Interview with Paul Mendoza
I bring 12 years of data science, machine learning and algorithm development to the task of helping sales teams eliminate manual data entry, enable higher rep productivity and deliver better client outcomes. I founded Dragnet Technologies to create tools for sales teams and managers like SigParser
. With our tools we eliminate manual data entry.
When did you first realize there was a need for products such as Salesmino and SigParser?
So I realized there was a need for Salesmino when I was working with sales teams and I realized that 80 per cent of contacts would never make it into a CRM system. So they were just throwing away all of the sales intelligence people they had interacted with these relationships they had developed but they were never in the system. So if the company ever wanted to utilize that or even if the sales rep wanted to find someone's phone number they would have to go digging through their e-mail. So I wanted to solve that problem for sales teams. So what I did was I built Salesmino which is this database of every contact a sales team is interacted with. And then out of that, we learned that there was this value in this email signature Parser we had developed to capture the phone number, the title, the address, LinkedIn URL, Twitter URL, of all of these contacts. We realized there was value in that algorithm. So we spun that off into SigParser and then that's turned into its own thing which has been incredibly successful for us.

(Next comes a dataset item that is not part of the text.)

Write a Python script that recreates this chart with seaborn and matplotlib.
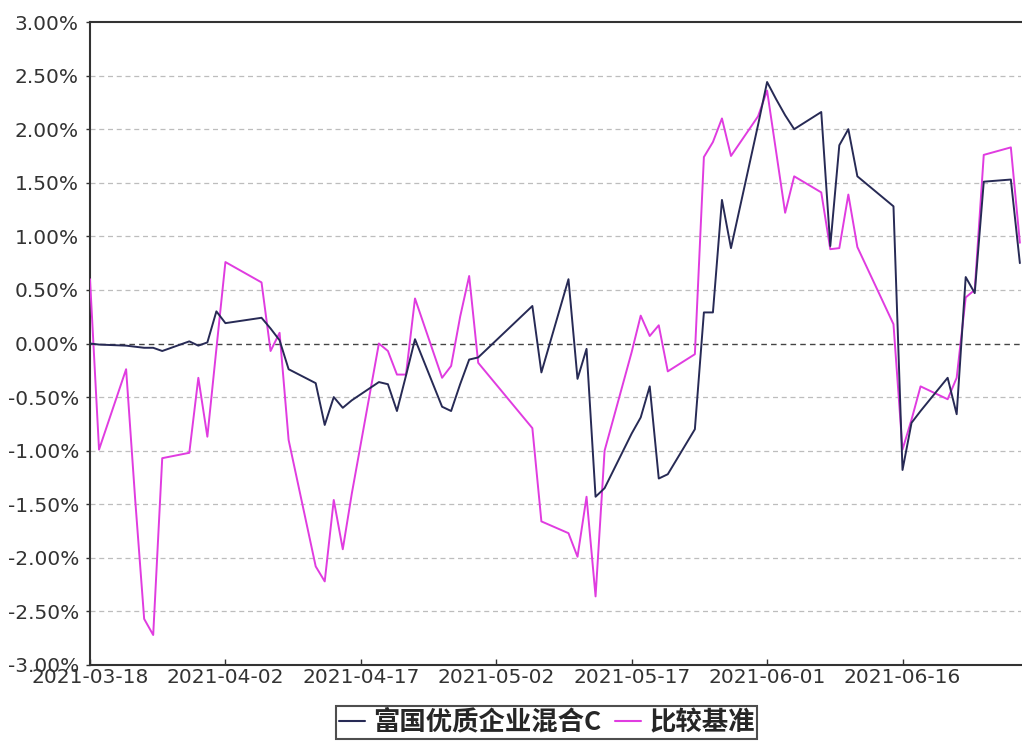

From idea to prototype, how long did it take to develop/launch Salesmino?
So from idea to prototype, I would say that it probably took around three months to go from the initial idea and concept to having a semi-functional prototype. It was super rough in the beginning. I would say that almost no one could use the product in the beginning. It was just sort of a demo product that we could show to potential investors. We have our friends and family kind of sign up but even then we weren't really seeing retention. People didn't really understand what it was supposed to do. So then it took a long time of really iterating to really bring the concept down to a single sort of focus that we were trying to have now. I think one thing that we struggled with in the beginning was trying to make the product may be a little bit too diverse early on. We really should have focused on one particular vertical. So, for now, Salesmino you know right now is really focused on trying to build an automated contact database for a sales team to make sure they don't lose any contacts that they wouldn't have manually entered into a CRM system. So we want to grab everything possible for our sales team so they have every contact, every phone number, every title that's ever arrived in their e-mail system even if they didn't manually capture. So that's one of those things where we thought we wanted to be bigger sort of play that did a lot more than that but we realized that to really market we had to really focus it down to one sort of use case. So that's the use case we're focused on right now and then for SigParser, SigParser we took that from idea to prototype in about maybe a week and a half. That was just hey let's take some code we have already get it going, get it out there and see if anyone bites and turns out people who are loving SigParser, thanks.
What would your best advice be for anyone thinking of launching a startup of their own, especially in the data science or machine learning industry?
I would advise anyone starting their own data science or machine learning startup to not undervalue what a human can do running an algorithm vs. a machine an auto-generated machine learning output. A lot of times the machine learning outputs are kind of a black box which means that later on years down the road it's somewhat difficult to or very difficult to figure out “OK well how do I just tweak this a little bit”, it's especially hard for someone to come along and reproduce the data set that originally generated the algorithm. Unless you really document it really well. So sometimes it is better to try to hand-code what you can and then bring in machine learning to augment what you can't. For example, in SigParser we do use machine learning for parts of the process to identify certain spots that are really good for machine learning but then we have lots of the signature Parser code that is just handwritten because you just it's it was much easier to maintain that code. Long-term as something this is written by a human than it is to have it all as a machine learning algorithm.
What's next for Dragnet Tech? Any new service offerings or projects coming up in the last half of 2018?
So what's coming next for Dragnet will probably be a heavy focus on our new product which is SigParser, it parses the e-mail signatures as just an API and they're trying to make that easier to use for our current customers. And then also a lot of our new customers, people are just finding out we have this offer. So we're really trying to make it integrate with just everything and make it so that anyone can parse e-mails signatures whether they have Salesforce, GreenRope, any CRM system they have to make it really easy to capture all of those contacts into their system. Then we also have Salesmino which is our automated database that uses SigParser. So we're really trying to make that so that for those teams that just need a contact database that we're really improving that process of just making it super easy to sign up and capture all of your contacts without having a lot of integration set up. With SigParser you have to do a little bit more. With Salesmino we’re really are trying to work on our onboarding process to make it really really fast so that someone doesn't get confused. So it's totally obvious what they should do next. We are trying to work on that flow just for new users to make it really simple.